After completing a course designed for rangers, where she learned about protected areas, biodiversity, map interpretation, environmental law and relationships with indigenous communities, Alvarez was offered the lead role at Tres Gigantes, overseeing the other rangers and the work they all share. As the only woman working in the conservation area, she was excited to take on the challenge.
“It was an easy offer to accept,” she says. “It was something I always wanted, to protect a place like this and help it thrive.”
In an average week Alvarez monitors animals — jaguars, anacondas and caiman among them — with trap cameras, cleans trails and welcomes the conservation area’s visitors, many of whom stay in the solar-powered building facing the water. Visitors can take their time exploring the riverfront and trails of Tres Gigantes, heads turned up to search the sky for the Pantanal’s innumerable species of birds, like toucans and parakeets, and down to look for species that don’t soar above the river, like marsh deer and giant otters.

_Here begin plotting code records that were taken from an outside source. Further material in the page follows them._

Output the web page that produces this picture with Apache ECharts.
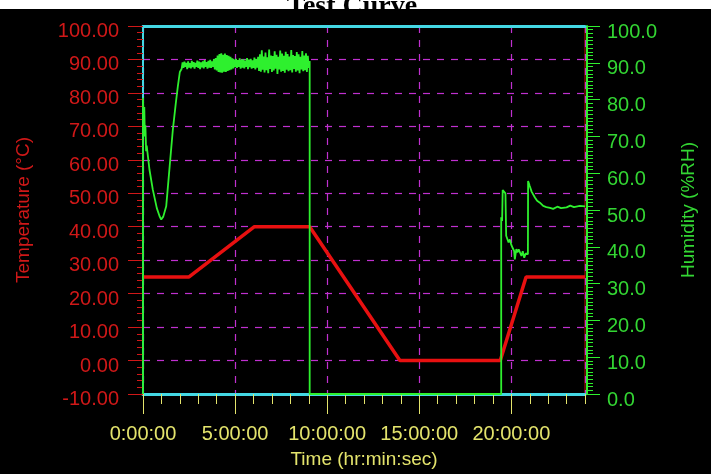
<!DOCTYPE html>
<html>
<head>
<meta charset="utf-8">
<script src="https://cdn.jsdelivr.net/npm/echarts@6/dist/echarts.min.js"></script>
<style>
html,body{margin:0;padding:0;}
body{background:linear-gradient(#ffffff 0px,#ffffff 9px,#000000 9px,#000000 100%);width:711px;height:474px;overflow:hidden;}
#chart{width:711px;height:474px;}
</style>
</head>
<body>
<div id="chart"></div>
<script>
// Temperature profile [hours, °C]
var temperature = [[0, 25], [2.5, 25], [6.05, 40], [9.05, 40], [13.95, 0], [19.4, 0], [20.8, 25], [24, 25]];

// Humidity [hours, %RH] — start and pull-down
var humStart = [
  [0, 0], [0, 80.5], [0.04, 74], [0.07, 78], [0.10, 70], [0.13, 73], [0.17, 66], [0.20, 67.5], [0.35, 61],
  [0.53, 55.6], [0.75, 50.5], [0.90, 48.3], [0.99, 47.4], [1.10, 48.2], [1.26, 51], [1.45, 62], [1.62, 71.8],
  [1.78, 79], [1.89, 83.5], [2.00, 87.5]
];
// Humidity plateau around 90 %RH
var humPlateau = [
  [2.10, 88.4], [2.15, 90.1], [2.20, 88.6], [2.25, 90.3], [2.30, 88.9], [2.35, 90.0], [2.40, 88.3], [2.45, 90.4],
  [2.50, 88.7], [2.55, 89.9], [2.60, 88.5], [2.65, 90.5], [2.70, 88.8], [2.75, 90.2], [2.80, 88.4], [2.85, 90.0],
  [2.90, 88.9], [2.95, 90.6], [3.00, 88.6], [3.05, 90.3], [3.10, 88.3], [3.15, 90.1], [3.20, 88.8], [3.25, 90.4],
  [3.30, 88.5], [3.35, 90.7], [3.40, 88.9], [3.45, 90.2], [3.50, 88.4], [3.55, 90.5], [3.60, 88.7], [3.65, 90.8],
  [3.70, 88.6], [3.75, 90.4], [3.80, 88.9], [3.85, 91.0], [3.90, 88.2], [3.95, 91.3],
  [4.00, 87.9], [4.05, 92.0], [4.10, 87.5], [4.15, 92.4], [4.20, 87.4], [4.25, 92.6], [4.30, 87.3], [4.35, 92.2],
  [4.40, 87.6], [4.45, 92.5], [4.50, 87.5], [4.55, 92.1], [4.60, 87.8], [4.65, 91.9], [4.70, 88.0], [4.75, 91.6],
  [4.80, 88.2], [4.85, 91.2],
  [4.90, 88.5], [4.95, 90.9], [5.00, 88.8], [5.05, 91.1], [5.10, 88.6], [5.15, 90.7], [5.20, 88.9], [5.25, 91.2],
  [5.30, 88.4], [5.35, 90.8], [5.40, 88.7], [5.45, 91.0], [5.50, 88.5], [5.55, 90.6], [5.60, 88.9], [5.65, 91.3],
  [5.70, 88.3], [5.75, 90.9], [5.80, 88.8], [5.85, 91.1], [5.90, 88.4], [5.95, 90.7], [6.00, 88.6], [6.05, 91.4],
  [6.10, 88.2], [6.15, 91.0], [6.20, 88.7], [6.25, 91.6],
  [6.30, 87.8], [6.35, 92.3], [6.40, 87.6], [6.45, 93.4], [6.50, 88.1], [6.55, 91.7], [6.60, 87.4], [6.65, 92.8],
  [6.70, 88.0], [6.75, 91.5], [6.80, 87.2], [6.85, 93.6], [6.90, 88.3], [6.95, 92.0], [7.00, 87.5], [7.05, 91.8],
  [7.10, 87.9], [7.15, 93.1], [7.20, 88.4], [7.25, 92.2], [7.30, 87.0], [7.35, 91.6], [7.40, 88.2], [7.45, 93.3],
  [7.50, 87.6], [7.55, 92.5], [7.60, 87.8], [7.65, 91.9], [7.70, 87.3], [7.75, 93.0], [7.80, 88.1], [7.85, 92.4],
  [7.90, 87.7], [7.95, 91.7], [8.00, 88.0], [8.05, 93.5], [8.10, 87.4], [8.15, 92.1], [8.20, 88.3], [8.25, 91.8],
  [8.30, 87.6], [8.35, 92.9], [8.40, 87.9], [8.45, 92.3], [8.50, 87.2], [8.55, 91.6], [8.60, 88.2], [8.65, 93.2],
  [8.70, 87.7], [8.75, 92.0], [8.80, 88.0], [8.85, 92.6], [8.90, 87.5], [8.95, 91.9], [9.00, 88.6], [9.05, 90.5]
];
// Humidity off, then recovery
var humEnd = [
  [9.05, 0], [19.45, 0], [19.45, 48], [19.50, 47], [19.53, 55.4], [19.60, 55.0], [19.68, 54.5], [19.72, 43],
  [19.80, 42.5], [19.85, 41.2], [19.92, 42], [20.00, 40.5], [20.08, 39.6], [20.15, 38.9], [20.19, 36.6],
  [20.27, 39.4], [20.33, 38.5], [20.40, 39.3], [20.46, 38.9], [20.55, 37.5], [20.62, 38.8], [20.70, 37.0],
  [20.78, 38.2], [20.83, 37.9], [20.90, 38.0], [20.91, 57.9], [21.00, 56.5], [21.10, 55], [21.28, 53.4],
  [21.40, 52.5], [21.55, 52], [21.73, 51.1], [21.90, 50.8], [22.10, 50.6], [22.27, 50.3], [22.50, 50.9],
  [22.70, 50.5], [23.00, 50.7], [23.20, 51.2], [23.40, 50.8], [23.72, 51.1], [24.00, 51.0]
];

var xMajorTicks = [0, 5, 10, 15, 20];
var tempTickLabels = ['-10.00','0.00','10.00','20.00','30.00','40.00','50.00','60.00','70.00','80.00','90.00','100.00'];
var humTickLabels = ['0.0','10.0','20.0','30.0','40.0','50.0','60.0','70.0','80.0','90.0','100.0'];

var humData = humStart.concat(humPlateau, humEnd);

var RED_TXT = '#d01818', RED_LINE = '#e81010', GREEN = '#2ef02e', GREEN_TXT = '#33d633';
var YELLOW = '#e4e46c', CYAN = '#44d8e4', MAGENTA = '#c030d0';
var LABF = "'Liberation Sans',Arial,sans-serif";

var chart = echarts.init(document.getElementById('chart'));
chart.setOption({
  backgroundColor: 'transparent',
  animation: false,
  title: {
    text: 'Test Curve.',
    left: 'center',
    top: -12,
    textStyle: { fontFamily: "'Liberation Serif','Times New Roman',serif", fontWeight: 'bold', fontSize: 28, color: '#000' }
  },
  grid: { left: 143, right: 126, top: 26, bottom: 79, show: true, borderColor: '#c01010', borderWidth: 1, backgroundColor: '#000' },
  xAxis: [
    {
      type: 'value', min: 0, max: 24, interval: 5, position: 'bottom',
      axisLine: { show: true, onZero: false, lineStyle: { color: CYAN, width: 3 } },
      axisTick: { show: true, inside: false, length: 20, lineStyle: { color: YELLOW, width: 1 } },
      axisLabel: {
        color: YELLOW, fontFamily: LABF, fontSize: 20, margin: 30, showMaxLabel: false,
        formatter: function(v){ var i = xMajorTicks.indexOf(v); return i >= 0 ? xMajorTicks[i] + ':00:00' : ''; }
      },
      splitLine: { show: true, lineStyle: { color: MAGENTA, type: [7, 7], width: 1.2 } },
      name: 'Time (hr:min:sec)', nameLocation: 'middle', nameGap: 56,
      nameTextStyle: { color: YELLOW, fontFamily: LABF, fontSize: 19 }
    },
    {
      type: 'value', min: 0, max: 24, interval: 1, position: 'bottom',
      axisLine: { show: false, onZero: false },
      axisTick: { show: true, inside: false, length: 10, lineStyle: { color: YELLOW, width: 1 } },
      axisLabel: { show: false }, splitLine: { show: false }
    },
    {
      type: 'value', min: 0, max: 24, interval: 5, position: 'top',
      axisLine: { show: true, onZero: false, lineStyle: { color: CYAN, width: 3 } },
      axisTick: { show: false }, axisLabel: { show: false }, splitLine: { show: false }
    }
  ],
  yAxis: [
    {
      type: 'value', min: -10, max: 100, interval: 10, position: 'left',
      axisLine: { show: true, onZero: false, lineStyle: { color: CYAN, width: 2 } },
      axisTick: { show: true, inside: false, length: 15, lineStyle: { color: RED_TXT, width: 1 } },
      minorTick: { show: true, splitNumber: 5, length: 6, lineStyle: { color: RED_TXT, width: 1 } },
      axisLabel: {
        color: RED_TXT, fontFamily: LABF, fontSize: 20, margin: 24,
        formatter: function(v){ return '{t|' + tempTickLabels[Math.round((v + 10) / 10)] + '}'; },
        rich: { t: { color: RED_TXT, fontFamily: LABF, fontSize: 20, padding: [11, 0, 0, 0] } }
      },
      splitLine: { show: true, lineStyle: { color: MAGENTA, type: [7, 7], width: 1.2 } },
      name: 'Temperature (°C)', nameLocation: 'middle', nameGap: 110, nameRotate: 90,
      nameTextStyle: { color: RED_TXT, fontFamily: LABF, fontSize: 19 }
    },
    {
      type: 'value', min: 0, max: 100, interval: 10, position: 'right', offset: 2,
      axisLine: { show: true, onZero: false, lineStyle: { color: GREEN, width: 2 } },
      axisTick: { show: true, inside: false, length: 13, lineStyle: { color: GREEN, width: 1 } },
      minorTick: { show: true, splitNumber: 10, length: 6, lineStyle: { color: GREEN, width: 1 } },
      axisLabel: {
        color: GREEN_TXT, fontFamily: LABF, fontSize: 20, margin: 20,
        formatter: function(v){ return '{h|' + humTickLabels[Math.round(v / 10)] + '}'; },
        rich: { h: { color: GREEN_TXT, fontFamily: LABF, fontSize: 20, padding: [12, 0, 0, 0] } }
      },
      splitLine: { show: false },
      name: 'Humidity (%RH)', nameLocation: 'middle', nameGap: 92, nameRotate: 90,
      nameTextStyle: { color: GREEN_TXT, fontFamily: LABF, fontSize: 19 }
    }
  ],
  series: [
    {
      name: 'Temperature', type: 'line', xAxisIndex: 0, yAxisIndex: 0, data: temperature,
      showSymbol: false, symbol: 'none', lineStyle: { color: RED_LINE, width: 3.5 }, clip: false, z: 3
    },
    {
      name: 'Humidity', type: 'line', xAxisIndex: 0, yAxisIndex: 1, data: humData,
      showSymbol: false, symbol: 'none', lineStyle: { color: GREEN, width: 1.8 }, clip: false, z: 4
    }
  ]
});
</script>
</body>
</html>
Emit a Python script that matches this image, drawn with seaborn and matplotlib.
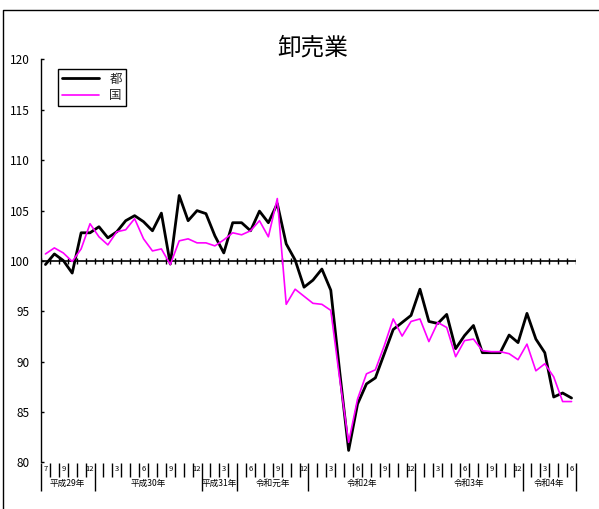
import numpy as np
import pandas as pd
import matplotlib
matplotlib.use("Agg")
import matplotlib.pyplot as plt
import seaborn as sns
from matplotlib.lines import Line2D
from matplotlib.transforms import blended_transform_factory

# ---- data ----
months = [7, 8, 9, 10, 11, 12] + list(range(1, 13)) * 4 + [1, 2, 3, 4, 5, 6]
tokyo = [99.65, 100.7, 100.05, 98.8, 102.8, 102.8, 103.4, 102.3, 102.9, 104.0,
         104.5, 103.9, 103.0, 104.75, 99.7, 106.5, 104.0, 105.0, 104.7, 102.5,
         100.8, 103.8, 103.8, 103.0, 104.95, 103.8, 105.7, 101.7, 100.1, 97.4,
         98.1, 99.2, 97.1, 89.0, 81.2, 85.8, 87.8, 88.4, 90.8, 93.2,
         93.9, 94.6, 97.2, 94.0, 93.8, 94.7, 91.3, 92.6, 93.6, 90.9,
         90.9, 90.9, 92.65, 91.9, 94.8, 92.25, 90.9, 86.5, 86.9, 86.4]
national = [100.7, 101.3, 100.8, 99.95, 101.2, 103.7, 102.4, 101.6, 102.9, 103.1,
            104.2, 102.2, 101.0, 101.2, 99.65, 102.0, 102.2, 101.8, 101.8, 101.5,
            102.1, 102.8, 102.6, 103.0, 104.0, 102.4, 106.2, 95.7, 97.2, 96.5,
            95.8, 95.7, 95.1, 88.3, 82.0, 86.3, 88.8, 89.2, 91.6, 94.25,
            92.55, 94.0, 94.25, 92.0, 93.9, 93.4, 90.5, 92.1, 92.25, 91.1,
            91.0, 91.0, 90.8, 90.2, 91.75, 89.1, 89.8, 88.5, 86.05, 86.05]
year_labels = ["平成29年", "平成30年", "平成31年", "令和元年", "令和2年", "令和3年", "令和4年"]
year_counts = [6, 12, 4, 8, 12, 12, 6]
labeled_months = [3, 6, 9, 12]
series_names = ["都", "国"]
title = "卸売業"

# ---- style ----
sns.set_theme(style="white")
plt.rcParams["font.family"] = ["Noto Sans CJK JP", "DejaVu Sans"]

W, H = 599, 509
fig = plt.figure(figsize=(W / 100, H / 100), dpi=100)
ax = fig.add_axes([41 / W, 46.5 / H, 535 / W, 403 / H])

n = len(tokyo)
df = pd.DataFrame({"idx": np.arange(n), series_names[0]: tokyo, series_names[1]: national})

sns.lineplot(data=df, x="idx", y=series_names[0], color="black", linewidth=2.0,
             label=series_names[0], ax=ax)
sns.lineplot(data=df, x="idx", y=series_names[1], color="#FF00FF", linewidth=1.2,
             label=series_names[1], ax=ax)

ax.set_xlim(-0.5, n - 0.5)
ax.set_ylim(80, 120)
ax.set_xlabel("")
ax.set_ylabel("")
ax.set_yticks(range(80, 121, 5))
ax.tick_params(axis="y", left=True, direction="in", length=2.5, width=1, pad=8,
               labelsize=8.5, colors="black")
for s in ["top", "right", "bottom"]:
    ax.spines[s].set_visible(False)
ax.spines["left"].set_color("black")
ax.spines["left"].set_linewidth(1.0)

# crossing axis at 100 with cross ticks
boundaries = np.arange(n + 1) - 0.5
ax.axhline(100, color="black", lw=1.2, zorder=1)
ax.vlines(boundaries, 99.75, 100.25, color="black", lw=1.0, zorder=1)

# bottom category ticks
year_edges = np.concatenate([[0], np.cumsum(year_counts)]) - 0.5
ax.set_xticks(year_edges)
ax.set_xticklabels([])
ax.set_xticks(boundaries, minor=True)
ax.tick_params(axis="x", which="major", bottom=True, direction="out", length=20, width=1, color="black")
ax.tick_params(axis="x", which="minor", bottom=True, direction="out", length=10, width=1, color="black")

trans = blended_transform_factory(ax.transData, ax.transAxes)
for i, m in enumerate(months):
    if i == 0 or m in labeled_months:
        ax.text(i, -0.017, str(m), transform=trans, ha="center", va="center", fontsize=5.5, color="black")
starts = np.concatenate([[0], np.cumsum(year_counts)[:-1]])
for lab, s, c in zip(year_labels, starts, year_counts):
    ax.text(s + (c - 1) / 2, -0.052, lab, transform=trans, ha="center", va="center", fontsize=6.2, color="black")

# legend
leg = ax.legend(loc="upper left", bbox_to_anchor=(58 / W, 1 - 69 / H), bbox_transform=fig.transFigure,
                frameon=True, fancybox=False, edgecolor="black", fontsize=9, handlelength=3.0,
                borderaxespad=0, borderpad=0.3, handletextpad=0.8, labelspacing=0.25, framealpha=1)
leg.get_frame().set_linewidth(1.0)

# title and outer frame
fig.text(313 / W, 1 - 48 / H, title, ha="center", va="center", fontsize=17, color="black")
fig.add_artist(Line2D([3 / W, 3 / W, 1], [0, 1 - 10 / H, 1 - 10 / H], transform=fig.transFigure,
                      color="black", lw=1.0))

fig.savefig("out.png", dpi=100)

Alvarez spends Friday mornings at the public elementary school in Bahía Negra, working alongside local environmental NGO Eco Pantanal—a local partner and beneficiary of WWF—to teach kids about the importance of taking care of the place where they live. She’s also planning a weekend camp to bring high school kids to Tres Gigantes, where they can learn more about conservation and sustainable development.
Environmental education and planning are important pieces of WWF’s conservation work in the Bahia Negra district, done through partnerships with Guyra Paraguay and rangers like Alvarez.
“Education is fundamental for these kind of places to keep existing,” Alvarez says. “And the role of local communities in conservation is fundamental for them to feel a part of this place.”